The connection between stalled or declining diversity in our workforce and the decline in audiences is far from coincidental. If we are going to grow audiences and deepen engagement with creativity, then we must diversify. We need our workforce – and particularly our leaders – to be truly representative.
This is what we are working towards at Creative UK. On the 11 September, we launched a new report – Leadership Diversity in the Creative & Cultural Industries. This paper represents the first attempt to take an overview of the sector’s leadership diversity as a whole.
The initial results were concerning. Across all the sectors included in this research and for all underrepresented demographics, except those identifying as LGB+, there are significant gaps in leadership diversity across both the creative and cultural sectors that need to be addressed.
We believe that an increase in the diversity of leadership is the key catalyst for diversifying the sector’s workforce – and this in turn is the key to our shared prosperity, enabling more innovation and creativity.

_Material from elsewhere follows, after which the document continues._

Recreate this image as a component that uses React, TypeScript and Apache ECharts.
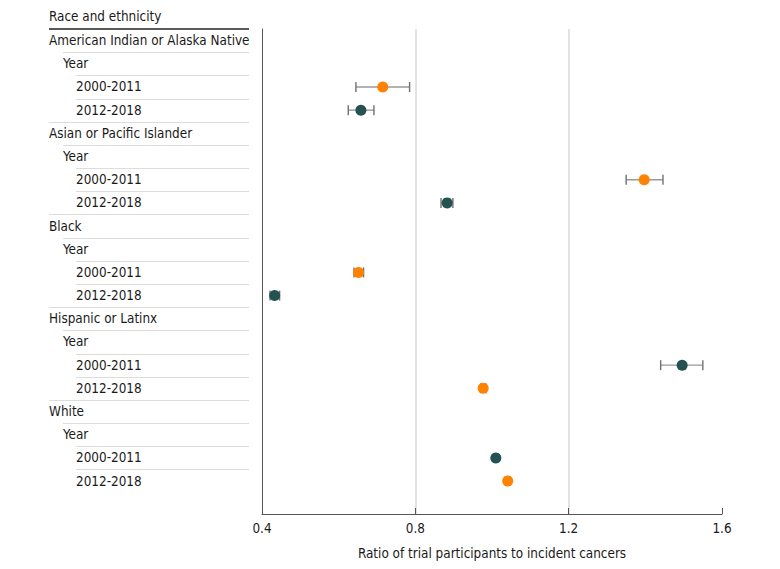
import React, { useEffect, useRef } from "react";
import * as echarts from "echarts";

const FONT = "'Liberation Sans Narrow', 'DejaVu Sans Condensed', Lato, sans-serif";
const FS = 13.4;

const rowLabels = [
  "American Indian or Alaska Native", "Year", "2000-2011", "2012-2018",
  "Asian or Pacific Islander", "Year", "2000-2011", "2012-2018",
  "Black", "Year", "2000-2011", "2012-2018",
  "Hispanic or Latinx", "Year", "2000-2011", "2012-2018",
  "White", "Year", "2000-2011", "2012-2018",
];
const rowLevels = [0, 1, 2, 2, 0, 1, 2, 2, 0, 1, 2, 2, 0, 1, 2, 2, 0, 1, 2, 2];

const pointRows = [2, 3, 6, 7, 10, 11, 14, 15, 18, 19];
const estimates = [0.715, 0.658, 1.397, 0.883, 0.652, 0.433, 1.496, 0.977, 1.010, 1.041];
const lowerCI = [0.645, 0.625, 1.350, 0.867, 0.640, 0.421, 1.440, 0.971, 1.005, 1.035];
const upperCI = [0.785, 0.692, 1.446, 0.898, 0.665, 0.446, 1.550, 0.984, 1.015, 1.047];
const pointGroup = [0, 1, 0, 1, 0, 1, 1, 0, 1, 0];
const groupColors = ["#FF8200", "#245250"];

const xTicks = { min: 0.4, max: 1.6, interval: 0.4 };
const xTitle = "Ratio of trial participants to incident cancers";
const headerTitle = "Race and ethnicity";

const INDENTS = [49, 63, 76];
const TABLE_RIGHT = 249;

export default function App() {
  const ref = useRef<HTMLDivElement>(null);
  useEffect(() => {
    if (!ref.current) return;
    const chart = echarts.init(ref.current, undefined, { renderer: "svg" });
    const option: any = {
      animation: false,
      backgroundColor: "#fff",
      grid: { left: 262, right: 58, top: 29, bottom: 55, containLabel: false },
      xAxis: {
        type: "value",
        min: xTicks.min,
        max: xTicks.max,
        interval: xTicks.interval,
        name: xTitle,
        nameLocation: "middle",
        nameGap: 33,
        nameTextStyle: { color: "#1a1a1a", fontSize: FS, fontFamily: FONT },
        axisLine: { show: true, onZero: false, lineStyle: { color: "#555", width: 1 } },
        axisTick: { show: true, inside: true, length: 6, lineStyle: { color: "#555" } },
        axisLabel: {
          color: "#1a1a1a", fontSize: FS, fontFamily: FONT, margin: 8,
          formatter: (v: number) => v.toFixed(1),
        },
        splitLine: { show: true, showMinLine: false, showMaxLine: false, lineStyle: { color: "#d9d9d9", width: 1.5 } },
      },
      yAxis: {
        type: "value",
        inverse: true,
        min: -0.5,
        max: 20.42,
        axisLine: { show: true, onZero: false, lineStyle: { color: "#555", width: 1 } },
        axisTick: { show: false },
        axisLabel: { show: false },
        splitLine: { show: false },
      },
      graphic: [
        {
          type: "text",
          left: 49,
          top: 10,
          style: { text: headerTitle, fill: "#1a1a1a", fontSize: FS, fontFamily: FONT },
        },
        {
          type: "line",
          shape: { x1: 49, y1: 29, x2: TABLE_RIGHT, y2: 29 },
          style: { stroke: "#222", lineWidth: 1.5 },
          z: 100,
        },
      ],
      series: [
        {
          type: "custom",
          clip: false,
          silent: true,
          data: rowLabels.map((_, i) => [xTicks.min, i]),
          encode: { x: 0, y: 1 },
          renderItem: (params: any, api: any) => {
            const idx = params.dataIndex;
            const cy = api.coord([xTicks.min, api.value(1)])[1];
            const h = api.size([0, 1])[1];
            const indent = INDENTS[rowLevels[idx]];
            const children: any[] = [
              {
                type: "text",
                x: indent,
                y: cy,
                style: {
                  text: rowLabels[idx],
                  fill: "#1a1a1a",
                  fontSize: FS,
                  fontFamily: FONT,
                  verticalAlign: "middle",
                  align: "left",
                },
              },
            ];
            if (idx > 0) {
              const yy = Math.round(cy - h / 2) + 0.5;
              children.push({
                type: "line",
                shape: { x1: indent, y1: yy, x2: TABLE_RIGHT, y2: yy },
                style: { stroke: "#dcdcdc", lineWidth: 1 },
              });
            }
            return { type: "group", children };
          },
        },
        {
          type: "custom",
          clip: false,
          silent: true,
          data: pointRows.map((r, i) => [lowerCI[i], upperCI[i], r]),
          encode: { x: [0, 1], y: 2 },
          renderItem: (params: any, api: any) => {
            const row = api.value(2);
            const p1 = api.coord([api.value(0), row]);
            const p2 = api.coord([api.value(1), row]);
            const cap = 5;
            const st = { stroke: "#707070", lineWidth: 1.4 };
            return {
              type: "group",
              children: [
                { type: "line", shape: { x1: p1[0], y1: p1[1], x2: p2[0], y2: p2[1] }, style: { ...st, stroke: "#999" } },
                { type: "line", shape: { x1: p1[0], y1: p1[1] - cap, x2: p1[0], y2: p1[1] + cap }, style: st },
                { type: "line", shape: { x1: p2[0], y1: p2[1] - cap, x2: p2[0], y2: p2[1] + cap }, style: st },
              ],
            };
          },
          z: 3,
        },
        {
          type: "scatter",
          symbol: "circle",
          symbolSize: 11,
          data: pointRows.map((r, i) => ({
            value: [estimates[i], r],
            itemStyle: { color: groupColors[pointGroup[i]], opacity: 1 },
          })),
          itemStyle: { opacity: 1 },
          z: 5,
        },
      ],
    };
    chart.setOption(option);
    return () => chart.dispose();
  }, []);
  return <div ref={ref} style={{ width: 780, height: 569, position: "absolute", left: 0, top: 0 }} />;
}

Greater diversity is how we will make better products and services, expand audiences and markets, increase economic and social value and drive returns on wellbeing across society. And it must be reflected in our leadership.
Over the coming year, Creative UK will support the sector on the journey towards greater leadership diversity by not only benchmarking what leadership diversity currently looks like, but by identifying what works, and codifying practices that the sector can emulate. We will also robustly model the economic benefits of greater leadership diversity and cost to UK GDP of inaction.
We are committed to this because of the essential value of creativity and cultural exchange. Creativity builds communities, bridges divides, helps people to feel seen and valued, makes us laugh and helps us to feel good about ourselves. Not to mention it supports many other well-evidenced health, mental health, education and social outcomes.
As the Sector Plan turns to action, diversity must be included as a driver for growth. Doing so will lead to dramatic increases in the economic and social value that the sector holds.